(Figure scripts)
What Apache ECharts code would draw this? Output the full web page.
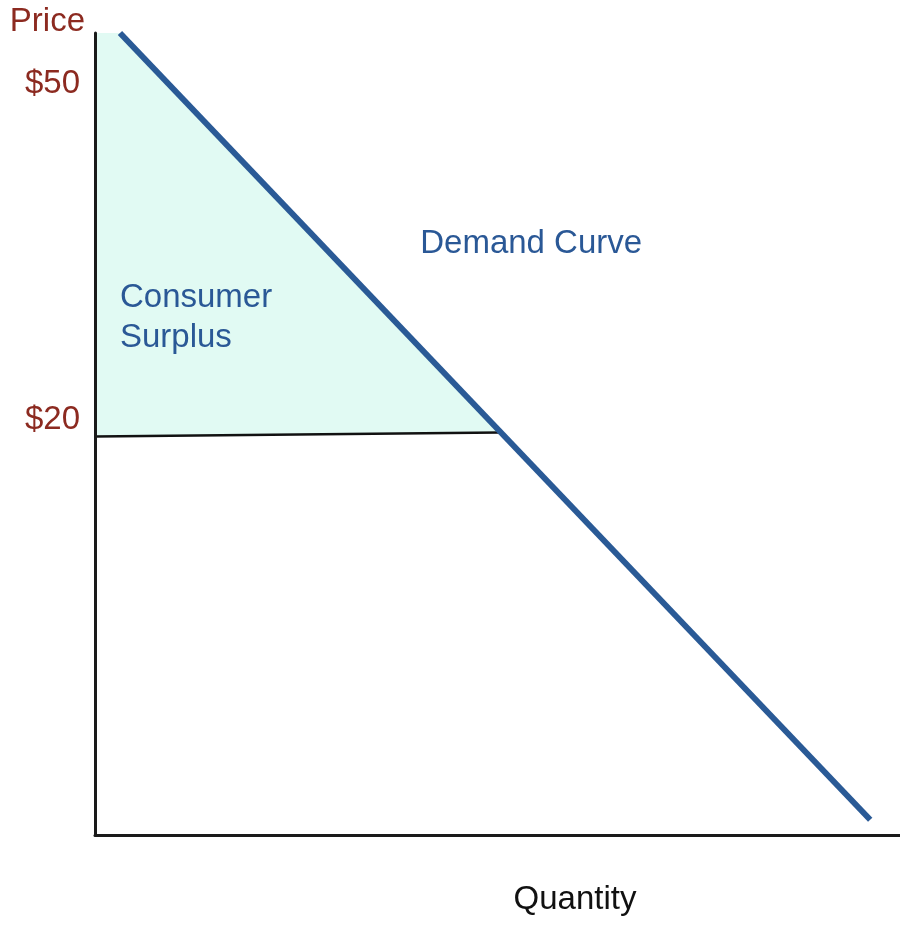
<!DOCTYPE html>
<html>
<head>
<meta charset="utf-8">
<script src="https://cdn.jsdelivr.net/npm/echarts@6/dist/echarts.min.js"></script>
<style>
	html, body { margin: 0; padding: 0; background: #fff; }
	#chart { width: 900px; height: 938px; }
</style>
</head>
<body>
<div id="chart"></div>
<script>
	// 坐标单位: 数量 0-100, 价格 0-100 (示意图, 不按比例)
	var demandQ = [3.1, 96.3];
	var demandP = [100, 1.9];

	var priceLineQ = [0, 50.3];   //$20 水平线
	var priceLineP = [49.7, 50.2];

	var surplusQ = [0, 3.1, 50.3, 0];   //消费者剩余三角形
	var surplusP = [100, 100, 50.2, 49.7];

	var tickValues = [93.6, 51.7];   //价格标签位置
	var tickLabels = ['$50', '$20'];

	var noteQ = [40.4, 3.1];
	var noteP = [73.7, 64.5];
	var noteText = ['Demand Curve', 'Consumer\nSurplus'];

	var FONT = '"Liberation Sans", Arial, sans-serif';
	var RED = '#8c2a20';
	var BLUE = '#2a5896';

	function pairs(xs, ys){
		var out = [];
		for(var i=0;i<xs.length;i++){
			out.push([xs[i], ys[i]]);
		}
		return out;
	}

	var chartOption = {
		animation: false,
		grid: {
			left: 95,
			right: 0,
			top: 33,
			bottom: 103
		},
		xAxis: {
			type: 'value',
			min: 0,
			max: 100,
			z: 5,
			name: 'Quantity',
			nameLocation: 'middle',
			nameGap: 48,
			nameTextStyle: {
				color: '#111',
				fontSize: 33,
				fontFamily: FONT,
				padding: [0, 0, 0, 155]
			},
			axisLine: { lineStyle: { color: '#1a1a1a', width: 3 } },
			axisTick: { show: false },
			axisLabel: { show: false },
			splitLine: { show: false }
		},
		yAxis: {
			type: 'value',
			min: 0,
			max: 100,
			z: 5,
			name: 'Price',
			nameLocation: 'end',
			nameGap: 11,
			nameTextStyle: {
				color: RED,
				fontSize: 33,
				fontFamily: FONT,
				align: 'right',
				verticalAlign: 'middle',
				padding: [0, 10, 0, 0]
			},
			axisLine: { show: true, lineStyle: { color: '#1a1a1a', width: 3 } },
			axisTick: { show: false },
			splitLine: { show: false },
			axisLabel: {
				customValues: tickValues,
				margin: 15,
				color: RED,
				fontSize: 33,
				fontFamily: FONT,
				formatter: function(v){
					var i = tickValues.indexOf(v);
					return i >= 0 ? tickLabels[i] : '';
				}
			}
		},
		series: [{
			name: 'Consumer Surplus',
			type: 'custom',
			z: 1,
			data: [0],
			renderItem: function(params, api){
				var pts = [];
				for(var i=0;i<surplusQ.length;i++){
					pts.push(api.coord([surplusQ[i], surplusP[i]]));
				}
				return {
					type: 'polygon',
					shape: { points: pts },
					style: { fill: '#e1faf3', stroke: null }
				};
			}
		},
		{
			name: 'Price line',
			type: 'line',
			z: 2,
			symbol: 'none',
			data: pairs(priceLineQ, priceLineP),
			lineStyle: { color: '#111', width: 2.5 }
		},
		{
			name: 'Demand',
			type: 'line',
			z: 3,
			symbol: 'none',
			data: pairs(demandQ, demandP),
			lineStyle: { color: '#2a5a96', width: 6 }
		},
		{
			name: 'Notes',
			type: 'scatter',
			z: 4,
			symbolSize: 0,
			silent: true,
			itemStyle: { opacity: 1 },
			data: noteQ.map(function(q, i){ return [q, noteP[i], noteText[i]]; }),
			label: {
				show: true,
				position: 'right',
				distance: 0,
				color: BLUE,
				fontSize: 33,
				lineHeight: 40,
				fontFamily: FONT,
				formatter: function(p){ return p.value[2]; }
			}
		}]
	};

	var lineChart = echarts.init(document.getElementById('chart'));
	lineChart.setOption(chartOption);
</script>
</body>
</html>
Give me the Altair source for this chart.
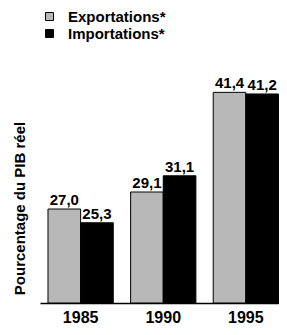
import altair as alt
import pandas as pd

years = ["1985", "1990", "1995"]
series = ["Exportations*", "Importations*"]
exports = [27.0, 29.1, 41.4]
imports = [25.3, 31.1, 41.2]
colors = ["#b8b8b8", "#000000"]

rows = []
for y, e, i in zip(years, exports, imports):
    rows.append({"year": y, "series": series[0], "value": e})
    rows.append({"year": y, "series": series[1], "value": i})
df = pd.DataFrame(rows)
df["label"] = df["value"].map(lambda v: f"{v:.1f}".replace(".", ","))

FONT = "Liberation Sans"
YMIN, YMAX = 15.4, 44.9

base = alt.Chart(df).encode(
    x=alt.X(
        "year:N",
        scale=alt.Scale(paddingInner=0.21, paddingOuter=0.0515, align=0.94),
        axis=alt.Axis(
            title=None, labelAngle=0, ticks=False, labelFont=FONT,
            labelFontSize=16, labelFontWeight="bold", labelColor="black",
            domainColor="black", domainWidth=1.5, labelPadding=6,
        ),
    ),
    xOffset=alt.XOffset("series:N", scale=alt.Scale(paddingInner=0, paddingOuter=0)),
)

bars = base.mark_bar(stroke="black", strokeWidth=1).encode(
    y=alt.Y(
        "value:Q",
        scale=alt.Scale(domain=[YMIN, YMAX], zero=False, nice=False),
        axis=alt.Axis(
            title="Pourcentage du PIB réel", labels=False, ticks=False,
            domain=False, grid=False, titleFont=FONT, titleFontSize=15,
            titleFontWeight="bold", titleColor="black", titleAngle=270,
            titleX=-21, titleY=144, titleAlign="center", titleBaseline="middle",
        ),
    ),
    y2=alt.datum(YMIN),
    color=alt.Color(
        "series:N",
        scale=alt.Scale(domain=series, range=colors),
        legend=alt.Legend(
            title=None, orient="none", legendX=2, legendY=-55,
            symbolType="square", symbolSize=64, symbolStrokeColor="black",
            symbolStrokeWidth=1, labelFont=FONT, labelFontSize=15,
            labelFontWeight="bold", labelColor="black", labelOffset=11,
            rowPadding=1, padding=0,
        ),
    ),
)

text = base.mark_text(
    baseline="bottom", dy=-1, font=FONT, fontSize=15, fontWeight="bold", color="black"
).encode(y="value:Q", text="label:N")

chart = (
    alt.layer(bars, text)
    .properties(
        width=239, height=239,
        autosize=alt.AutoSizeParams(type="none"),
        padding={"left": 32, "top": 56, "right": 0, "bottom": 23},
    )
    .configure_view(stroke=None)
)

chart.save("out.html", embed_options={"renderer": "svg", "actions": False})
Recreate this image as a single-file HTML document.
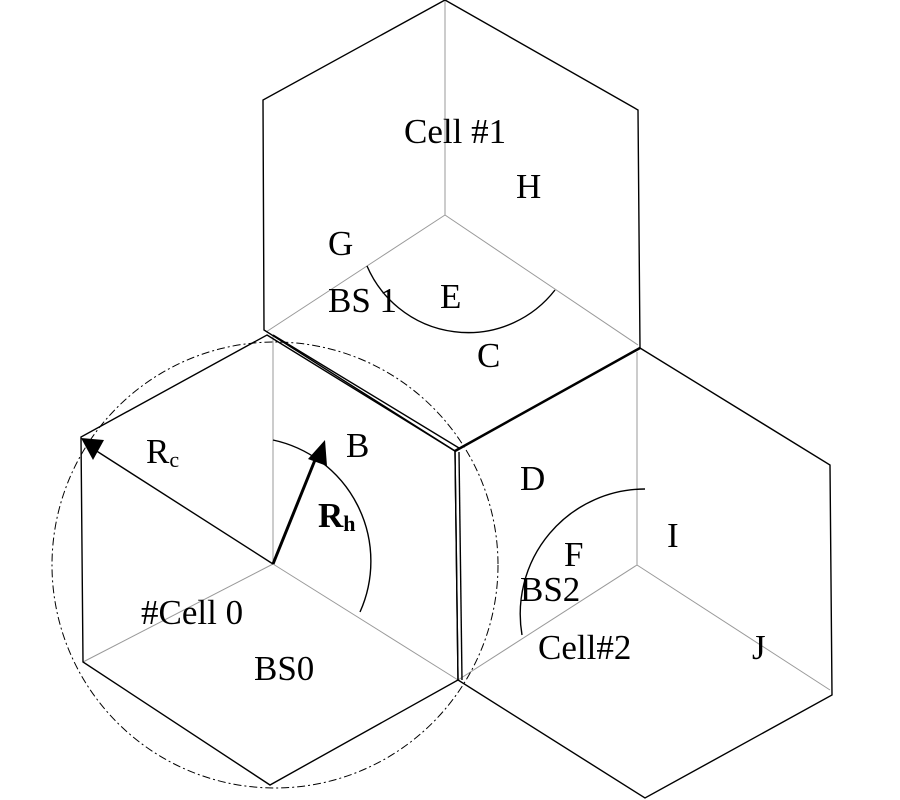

▶ The problem: Reproduce, word for word, only the lines in the records above from the line with "Give me the Altair source for this chart." through the line with "YMIN, YMAX = 15.4, 44.9", including both ends; omit the pictures.

▶ Exercise output:
Give me the Altair source for this chart.
import altair as alt
import pandas as pd

years = ["1985", "1990", "1995"]
series = ["Exportations*", "Importations*"]
exports = [27.0, 29.1, 41.4]
imports = [25.3, 31.1, 41.2]
colors = ["#b8b8b8", "#000000"]

rows = []
for y, e, i in zip(years, exports, imports):
    rows.append({"year": y, "series": series[0], "value": e})
    rows.append({"year": y, "series": series[1], "value": i})
df = pd.DataFrame(rows)
df["label"] = df["value"].map(lambda v: f"{v:.1f}".replace(".", ","))

FONT = "Liberation Sans"
YMIN, YMAX = 15.4, 44.9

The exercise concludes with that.